Si B’nai Brith fait une telle requête, c’est qu’un des siens a été privé de parole. C’est leur juste droit. Mais ce qui s’est produit à Concordia au début du mois, c’est un petit rassemblement hétéroclite de moins de 200 personnes – des Palestiniens et Arabes d’origine, des musulmans, leurs sympathisants de toutes origines, de même que des communistes et des anarchistes – qui a tourné à la foire. Une ou deux vitres brisées, un escalier roulant immobilisé et quelques injures ont suffi aux organisateurs de la conférence pour tirer la plogue sur toute l’affaire, en invoquant des raisons de sécurité. Depuis, tout le monde a blâmé tout le monde, et M. Netanyahu a poursuivi sans être gêné son périple canadien en compagnie de son commanditaire, le magna de la presse Izzy Asper.

L’ex-premier ministre a-t-il été brimé dans sa liberté d’expression? Oui, mais momentanément, et à la décision de ses hôtes, qui voulaient lui éviter un embarras certain. Après, M. Netanyahu et ses guides-accompagnateurs ont eu tout le loisir de s’exprimer, en particulier sur les événements de Concordia.

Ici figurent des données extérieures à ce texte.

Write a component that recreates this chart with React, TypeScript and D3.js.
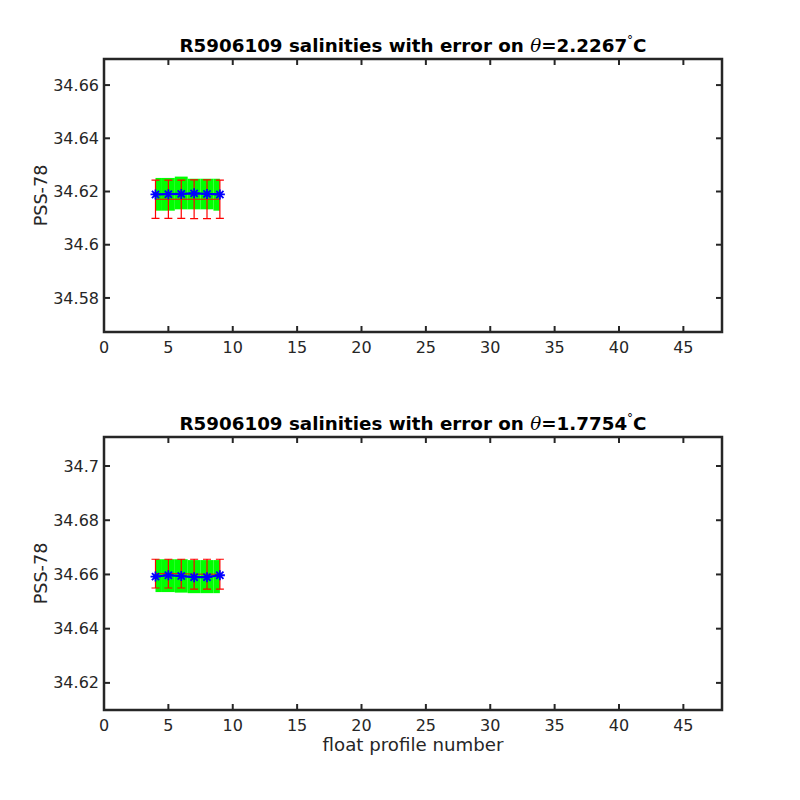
import React, { useEffect, useRef } from 'react'
import * as d3 from 'd3'

// float profile numbers
const profiles = [4, 5, 6, 7, 8, 9]

// panel 1 (theta = 2.2267)
const salinity1 = [34.6189, 34.619, 34.6191, 34.6193, 34.6191, 34.6189]
const mapped1 = [34.6171, 34.6171, 34.6171, 34.6171, 34.6171, 34.6171]
const mappedErr1 = [0.0072, 0.0072, 0.0072, 0.0073, 0.0073, 0.0072]
const fillUpper1 = [34.6251, 34.6251, 34.6256, 34.6248, 34.6248, 34.6248]
const fillLower1 = [34.6128, 34.6128, 34.6133, 34.6133, 34.6133, 34.6128]
const yTicks1 = [34.58, 34.6, 34.62, 34.64, 34.66]
const yDomain1 = [34.5672, 34.6698]

// panel 2 (theta = 1.7754)
const salinity2 = [34.6592, 34.6597, 34.6594, 34.659, 34.659, 34.6597]
const mapped2 = [34.6603, 34.6603, 34.6603, 34.6601, 34.6601, 34.6601]
const mappedErr2 = [0.0053, 0.0053, 0.0053, 0.0055, 0.0055, 0.0055]
const fillUpper2 = [34.6656, 34.6656, 34.6656, 34.6653, 34.6653, 34.6653]
const fillLower2 = [34.6535, 34.6535, 34.6533, 34.6531, 34.6531, 34.6531]
const yTicks2 = [34.62, 34.64, 34.66, 34.68, 34.7]
const yDomain2 = [34.61, 34.7107]

const xTicks = [0, 5, 10, 15, 20, 25, 30, 35, 40, 45]
const xDomain = [0, 48]

const floatName = 'R5906109'
const thetas = ['2.2267', '1.7754']

const AXIS = '#262626'
const FONT = 'DejaVu Sans, sans-serif'

function drawPanel(svg, top, opts) {
  const left = 104, right = 722, h = 273
  const x = d3.scaleLinear().domain(xDomain).range([left, right])
  const y = d3.scaleLinear().domain(opts.yDomain).range([top + h, top])
  const g = svg.append('g')
  const n = profiles.length

  // green band, one step per profile
  profiles.forEach((p, i) => {
    const x0 = i === 0 ? p : p - 0.5
    const x1 = i === n - 1 ? p : p + 0.5
    g.append('rect')
      .attr('x', x(x0)).attr('width', x(x1) - x(x0))
      .attr('y', y(opts.upper[i])).attr('height', y(opts.lower[i]) - y(opts.upper[i]))
      .attr('fill', '#00ff00')
  })

  // mapped salinity with error bars
  g.append('path')
    .datum(profiles.map((p, i) => [p, opts.mapped[i]]))
    .attr('d', d3.line().x(d => x(d[0])).y(d => y(d[1])))
    .attr('fill', 'none').attr('stroke', '#ff0000').attr('stroke-width', 1)
  profiles.forEach((p, i) => {
    const hi = y(opts.mapped[i] + opts.err[i]), lo = y(opts.mapped[i] - opts.err[i])
    const cx = x(p)
    g.append('path')
      .attr('d', `M${cx},${hi}V${lo}M${cx - 4},${hi}H${cx + 4}M${cx - 4},${lo}H${cx + 4}`)
      .attr('fill', 'none').attr('stroke', '#ff0000').attr('stroke-width', 1.2)
  })

  // float salinity
  g.append('path')
    .datum(profiles.map((p, i) => [p, opts.sal[i]]))
    .attr('d', d3.line().x(d => x(d[0])).y(d => y(d[1])))
    .attr('fill', 'none').attr('stroke', '#0000ff').attr('stroke-width', 2.2)
  profiles.forEach((p, i) => {
    const cx = x(p), cy = y(opts.sal[i]), r = 5, d = 3.6
    g.append('path')
      .attr('d', `M${cx - r},${cy}H${cx + r}M${cx},${cy - r}V${cy + r}M${cx - d},${cy - d}L${cx + d},${cy + d}M${cx - d},${cy + d}L${cx + d},${cy - d}`)
      .attr('fill', 'none').attr('stroke', '#0000ff').attr('stroke-width', 1.8)
  })

  // ticks on all four sides, pointing in
  const tk = 6
  xTicks.forEach(t => {
    g.append('line').attr('x1', x(t)).attr('x2', x(t)).attr('y1', top + h).attr('y2', top + h - tk)
      .attr('stroke', AXIS).attr('stroke-width', 2)
    g.append('line').attr('x1', x(t)).attr('x2', x(t)).attr('y1', top).attr('y2', top + tk)
      .attr('stroke', AXIS).attr('stroke-width', 2)
    g.append('text').attr('x', x(t)).attr('y', top + h + 21)
      .attr('text-anchor', 'middle').attr('font-family', FONT).attr('font-size', 16)
      .attr('fill', AXIS).text(t)
  })
  opts.yTicks.forEach(t => {
    g.append('line').attr('x1', left).attr('x2', left + tk).attr('y1', y(t)).attr('y2', y(t))
      .attr('stroke', AXIS).attr('stroke-width', 2)
    g.append('line').attr('x1', right).attr('x2', right - tk).attr('y1', y(t)).attr('y2', y(t))
      .attr('stroke', AXIS).attr('stroke-width', 2)
    g.append('text').attr('x', left - 5).attr('y', y(t)).attr('dy', '0.35em')
      .attr('text-anchor', 'end').attr('font-family', FONT).attr('font-size', 16)
      .attr('fill', AXIS).text(String(+t.toFixed(2)))
  })

  g.append('rect').attr('x', left).attr('y', top).attr('width', right - left).attr('height', h)
    .attr('fill', 'none').attr('stroke', AXIS).attr('stroke-width', 2.5)

  g.append('text')
    .attr('transform', `translate(41,${top + h / 2}) rotate(-90)`)
    .attr('dy', '0.35em')
    .attr('text-anchor', 'middle').attr('font-family', FONT).attr('font-size', 17.6)
    .attr('fill', AXIS).text('PSS-78')

  const title = g.append('text').attr('x', (left + right) / 2).attr('y', top - 7)
    .attr('text-anchor', 'middle').attr('font-family', FONT).attr('font-size', 18.3)
    .attr('font-weight', 'bold').attr('fill', '#000')
  title.append('tspan').text(`${floatName} salinities with error on `)
  title.append('tspan').attr('font-family', 'DejaVu Serif, serif').attr('font-style', 'italic')
    .attr('font-weight', 'normal').text('θ')
  title.append('tspan').text(`=${opts.theta}`)
  title.append('tspan').attr('dy', -8).attr('font-size', 12).attr('font-weight', 'normal').text('°')
  title.append('tspan').attr('dy', 8).text('C')

  if (opts.xlabel) {
    g.append('text').attr('x', (left + right) / 2).attr('y', top + h + 41)
      .attr('text-anchor', 'middle').attr('font-family', FONT).attr('font-size', 18.2)
      .attr('fill', AXIS).text('float profile number')
  }
}

export default function App() {
  const ref = useRef(null)
  useEffect(() => {
    const svg = d3.select(ref.current)
    svg.selectAll('*').remove()
    svg.append('rect').attr('width', 800).attr('height', 800).attr('fill', '#fff')
    drawPanel(svg, 59, {
      sal: salinity1, mapped: mapped1, err: mappedErr1, upper: fillUpper1, lower: fillLower1,
      yTicks: yTicks1, yDomain: yDomain1, theta: thetas[0]
    })
    drawPanel(svg, 437, {
      sal: salinity2, mapped: mapped2, err: mappedErr2, upper: fillUpper2, lower: fillLower2,
      yTicks: yTicks2, yDomain: yDomain2, theta: thetas[1], xlabel: true
    })
  }, [])
  return (
    <svg ref={ref} width={800} height={800}
      style={{ position: 'absolute', left: 0, top: 0, background: '#fff' }} />
  )
}
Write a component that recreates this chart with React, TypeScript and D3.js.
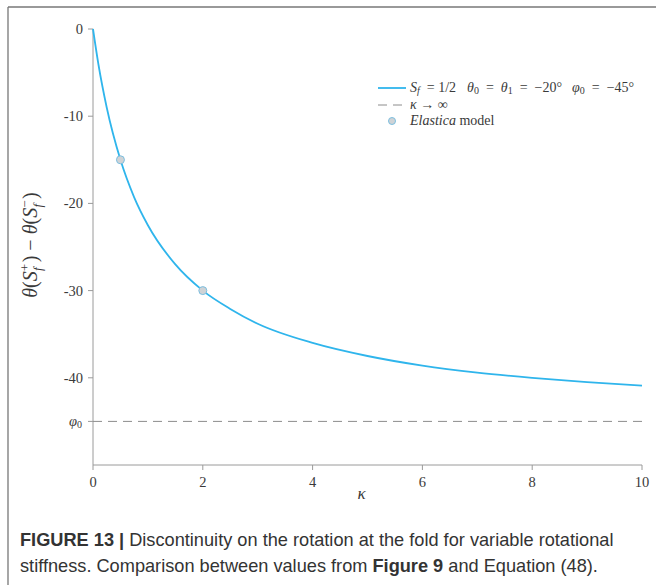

La demande de B’nai Brith survient après que M. Netanyahu et M. Asper ont assimilé la foire de Concordia au terrorisme palestinien et au nazisme. Faudrait surtout éviter de donner à ces interprétations débiles des événements une quelconque valeur en instituant une commission d’enquête. Que le comportement idiot de certains manifestants ce jour-là ait mené à l’annulation de la conférence, soit. Mais faut pas en faire tout un plat diplomatique. Quand vous accordez la liberté d’expression à quelqu’un, il est possible qu’il fasse le con. C’est ce qui est arrivé ce jour-là. J’aurais aimé d’ailleurs que le Congrès juif canadien s’excuse auprès de M. Netanyahu, en lui disant: "Mais c’est pire quand on gagne la coupe Stanley, vous devriez voir ça, le bordel!"

Pas besoin d’une mesure d’exception pour comprendre que la direction de l’Université a traité avec la légèreté d’une conférence sur la vie secrète des libellules ce qui allait inévitablement mener à l’échauffement d’esprits. Le débat dans lequel s’inscrivait la visite de M. Netanyahu est hautement émotionnel et touche des cordes très sensibles chez certaines personnes. À plus forte raison dans une université réputée pour son militantisme à tout crin. Fallait donc des mesures appropriées, comme permettre à la police d’appuyer les gardes de sécurité de l’institution à l’intérieur, et de garder ses culottes devant l’association Hillel, celle qui a invité M. Netanyahu, en lui autorisant seulement un espace plus adapté au contrôle des foules que le campus central.

C’est à l’Université à faire ses devoirs, c’est aux universitaires à crever l’abcès entre eux.